John Smith wrote on Sep 11
th, 2017 at 11:50am:
lee wrote on Sep 11
th, 2017 at 11:29am:
John Smith wrote on Sep 10
th, 2017 at 10:40pm:
does it matter?
Well, before you can ramp up EV production you have to ramp up emissions to build the EV's.
are you pretending that building EV's produces more emissions than building petrol driven cars?
Tesla's Gigafactory will produce as much renewable energy as it uses (net zero energy)
https://www.treehugger.com/renewable-energy/teslas-gigafactory-will-produce-much... Quote:The battery 'Gigafactory' that Tesla is building in Nevada is the centerpiece of its whole mass-market electric car strategy. Without it, the company will have trouble securing enough battery supply to make hundreds of thousands of EVs (which they plan to do for the upcoming, more affordable Model 3, to be unveiled in March 2016), and it will have trouble reducing its prices enough to attract Mr. and Mrs. Everybody (the Gigafactory is expected to slash costs by at least 30% through economies of scale and high-tech manufacturing).
A lot has been written about how big the Gigafactory will be: It's going to be one of the largest building on Earth (how it ranks will depend how much the original plan is expanded), and it will produce more batteries when it is fully operational than the whole world was producing in 2013, as you can see in the graph below.

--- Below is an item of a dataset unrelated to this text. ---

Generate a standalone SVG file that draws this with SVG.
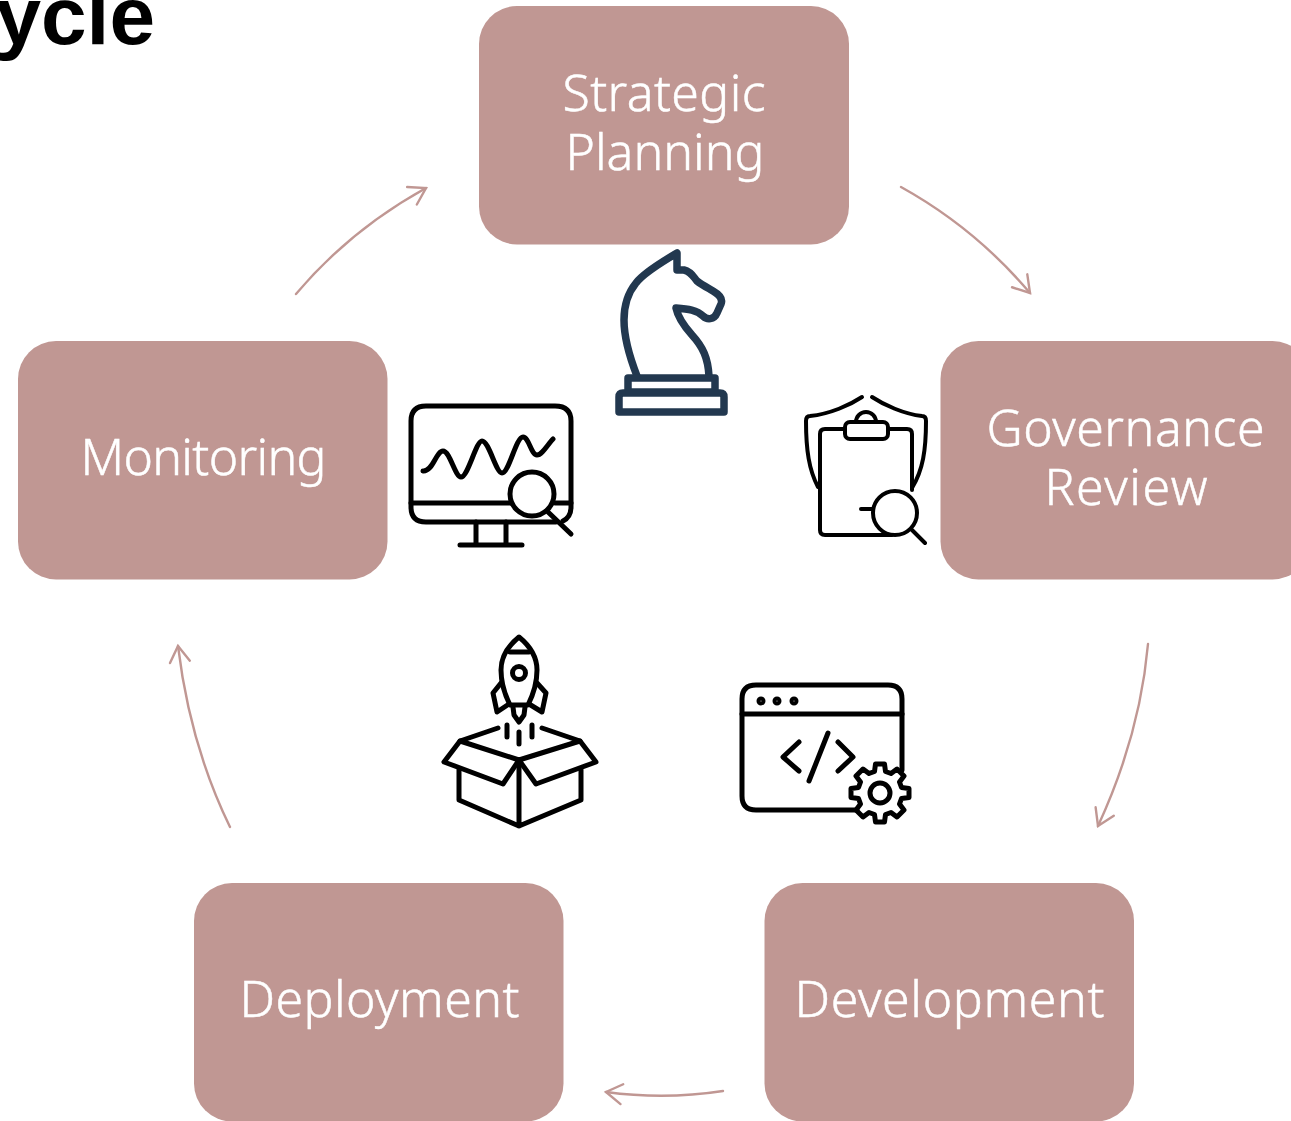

But relatively little has been written about another very cool aspect of the project: It will be a 'net zero' energy consumer and have carbon neutral operations.
Tesla's Chief Technical Officer, JB Straubel, gave some details on how that will work at a recent talk at the University of Nevada:
The Gigafactory is maybe the best example we can talk about with this. You know, from the get-go, from the first concept of this factory, we wanted to make it a net-zero facility. So, you know, the most visible thing we are doing is covering the entire site with solar power. The whole roof of the Gigafactory was designed from the beginning with solar in mind. We kept all of the mechanical equipment off the roof. We didn’t put extra, sorta, penetrations through the roof that we didn’t need to and it’s a very, very clean surface that we can completely cover in solar. But that’s not enough solar, though. So we have also gone to the surrounding hillsides that we can’t use for other functions and we’re adding solar to those.
Most factories could do this, if not tot he extent of the Gigafactory, at least to some extent. And new factories that are being planned today should definitely be conceived with renewable energy in mind. It's a waste to have these vast rooftops be unused.
This is the right approach:
The other interesting thing is we wanted to manage the emissions from the Gigafactory. Solar power can do some of that, but we took kind of a radical move in the beginning and said we are not going to burn any fossil fuels in the factory. You know, zero emissions. We are going to build a zero-emissions factory — just like the car. So, instead of kind of fighting this battle in hindsight, we just said we are not even going to have a natural gas pipeline coming to the factory, so we didn’t even build it. And it kind of forced the issue. When you don’t have natural gas, you know, none of the engineers can say, “Oh, but it will be more efficient, let me use just a little bit.” Sorry, we don’t even have it.
Don't do what everybody else does and then try to fix it. Design from the start with a cleaner approach in mind, so you won't even be tempted to take the traditional (polluting) approach.
So it’s kind of been a fun activity and just, a lot of challenges that come up. But in every single step of the process, we have been able to reinvent and come up with solutions. There’s a heat pump technology that actually ends up way more efficient than just burning natural gas for steam. And then, we have a facility that has basically no emissions. The only emissions are related to the vehicles that might go there that aren’t electric or things like that. But we’ll try to attack that one piece at a time.
Why don't more factories use this heat pump technology that turns out to be more efficient than natural gas? Probably because they all have a natural gas pipe coming in by default, so they don't even investigate alternatives. Sometimes constraints (ie. carbon neutral, net zero energy) are the best catalyst for fresh thinking!